Yüreğinizde öldürün, aklınızda, imanınızda, kitabınızda, dininizde, ırkınızda, coğrafyanızda öldürün; doğrunun sadeliğine teslim ederek kendinizi, birbirinizi. Birbiriniz uğruna yalanlar değil, güzel şarkılar söyleyin.
Birbirinize yalanın o çirkin tutsaklığıyla değil, doğrunun kurtuluşu ile yürüyün. Yalan çürütmesin sizi, yalan ruhunuzu kemirmesin. Hem o sizin muğlak inancınızla söylüyorum, yalanın ve günahın yükünü almış hiç bir beden bir gün o tabuta, o büyük yeryüzü toprağına nasıl sığar ki. Ve nasıl taşır bir vicdan, yalan ile öldürdüğü güzel bir hayatın. Yalanı fabrikalarda öldürün, tarım alanlarında, okullarda, camiilerde.
Mecliste öldürün mesela, parti genel merkezlerinizde, başkanlık koltuklarınızda, makamlarınızda, iktidarınızda öldürün, yalan ile halkı öldürmek yerine.

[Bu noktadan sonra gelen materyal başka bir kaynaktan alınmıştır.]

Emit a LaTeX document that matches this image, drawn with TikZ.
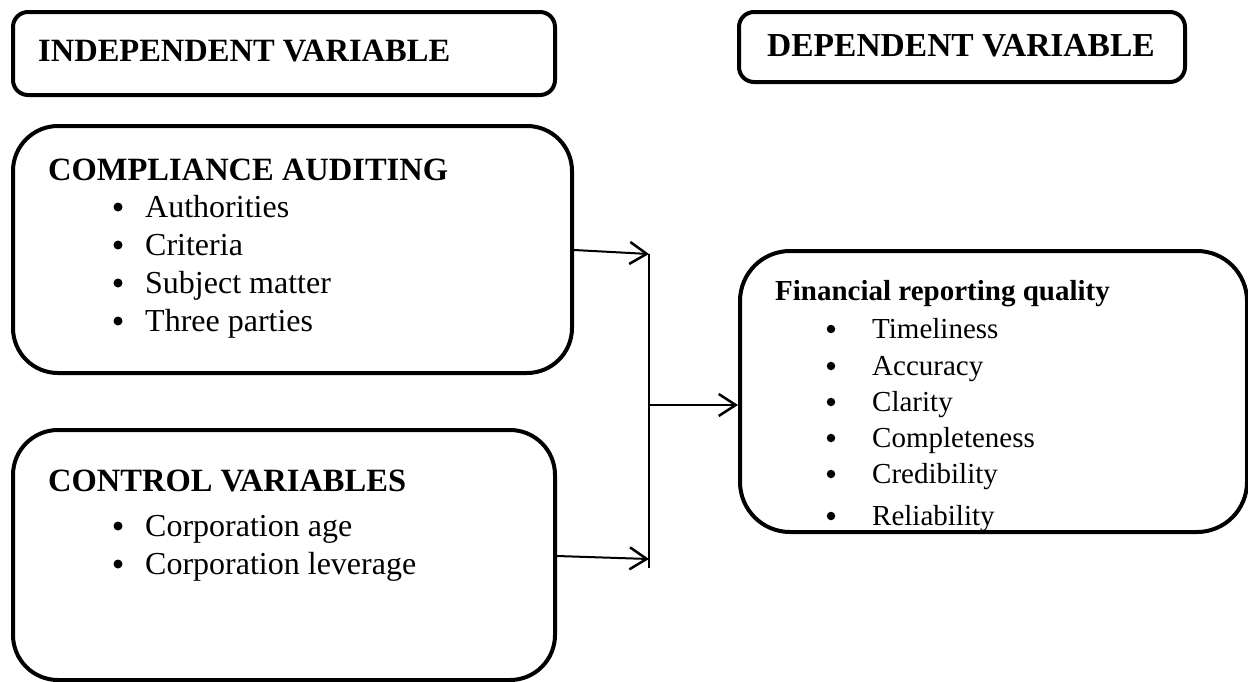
\documentclass[tikz,border=0pt]{standalone}
\usepackage{fontspec}
\setmainfont{Liberation Serif}
\usetikzlibrary{arrows.meta}
\begin{document}
\begin{tikzpicture}[x=1pt,y=-1pt,
  box/.style={draw, line width=4pt, rounded corners=#1, anchor=north west, inner sep=0pt},
  head/.style={anchor=base west, inner sep=0pt, font=\fontsize{32.5}{38}\selectfont\bfseries},
  headsm/.style={anchor=base west, inner sep=0pt, font=\fontsize{29}{34}\selectfont\bfseries},
  item/.style={anchor=base west, inner sep=0pt, font=\fontsize{32}{38}\selectfont},
  itemsm/.style={anchor=base west, inner sep=0pt, font=\fontsize{29}{34}\selectfont},
  dot/.style={circle, fill=black, inner sep=0pt, minimum size=#1},
  conn/.style={line width=2pt},
  arr/.style={line width=2pt, -{Straight Barb[length=17pt, width=22pt, line width=2.5pt]}}]
\fill[white] (0,0) rectangle (1248,681);
\useasboundingbox (0,0) rectangle (1248,681);
% boxes
\node[box=15pt, minimum width=542pt, minimum height=83pt] (iv) at (11,10) {};
\node[box=15pt, minimum width=446pt, minimum height=70pt] (dv) at (737,10) {};
\node[box=45pt, minimum width=559pt, minimum height=247pt] (ca) at (11,124) {};
\node[box=45pt, minimum width=542pt, minimum height=250pt] (cv) at (11,428) {};
\node[box=50pt, minimum width=507pt, minimum height=281pt] (frq) at (738,249) {};
% headings
\node[head] (ivt) at (38,61) {INDEPENDENT VARIABLE};
\node[head, font=\fontsize{33.5}{38}\selectfont\bfseries] (dvt) at (767,56) {DEPENDENT VARIABLE};
\node[head] (cat) at (48,180) {COMPLIANCE AUDITING};
\node[head] (cvt) at (48,491) {CONTROL VARIABLES};
\node[headsm] (frqt) at (775,300) {Financial reporting quality};
% left items
\foreach \t/\y [count=\i] in {Authorities/217, Criteria/255, Subject matter/293, Three parties/331}{
  \node[dot=9pt] (cad\i) at (118,\y-10) {};
  \node[item] (ca\i) at (145,\y) {\t};
}
\foreach \t/\y [count=\i] in {Corporation age/536, Corporation leverage/574}{
  \node[dot=9pt] (cvd\i) at (118,\y-10) {};
  \node[item] (cv\i) at (145,\y) {\t};
}
\foreach \t/\y [count=\i] in {Timeliness/338, Accuracy/375, Clarity/411, Completeness/447, Credibility/483, Reliability/525}{
  \node[dot=8.5pt] (frd\i) at (831,\y-9) {};
  \node[itemsm] (fr\i) at (872,\y) {\t};
}
% connectors
\coordinate (jtop) at (649,254);
\coordinate (jbot) at (649,568);
\coordinate (jmid) at (649,405);
\coordinate (jlow) at (649,559);
\draw[conn] (jtop) -- (jbot);
\draw[arr] (ca.east |- 0,250) -- (jtop);
\draw[arr] (cv.east |- 0,556) -- (jlow);
\draw[arr] (jmid) -- (frq.west |- jmid);
\end{tikzpicture}
\end{document}
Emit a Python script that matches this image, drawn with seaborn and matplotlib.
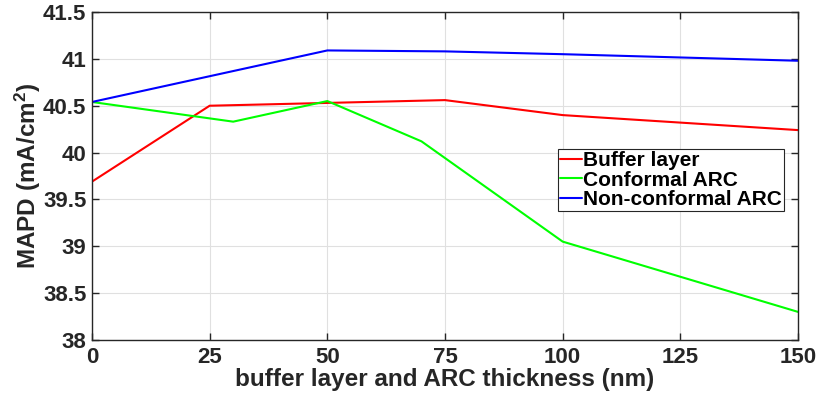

Karşınızdaki yalanın gücü ve sahibi her kimse, duruşunuzla öldürün, doğrularınızla, tavrınızla öldürün. Karşınızdaki her kim olursa olsun, o yalan kimsenin yalan gerçeğini öldürün, yalan ile kendi kişilik ve kimliğinizi öldürmek yerine.
Yalanı öldürün evet. Göreceksiniz karanlıkta ölecektir, zulümde ölecektir, zalimde ölecektir.
Yalansız bir yaşam sürmeniz dileğiyle.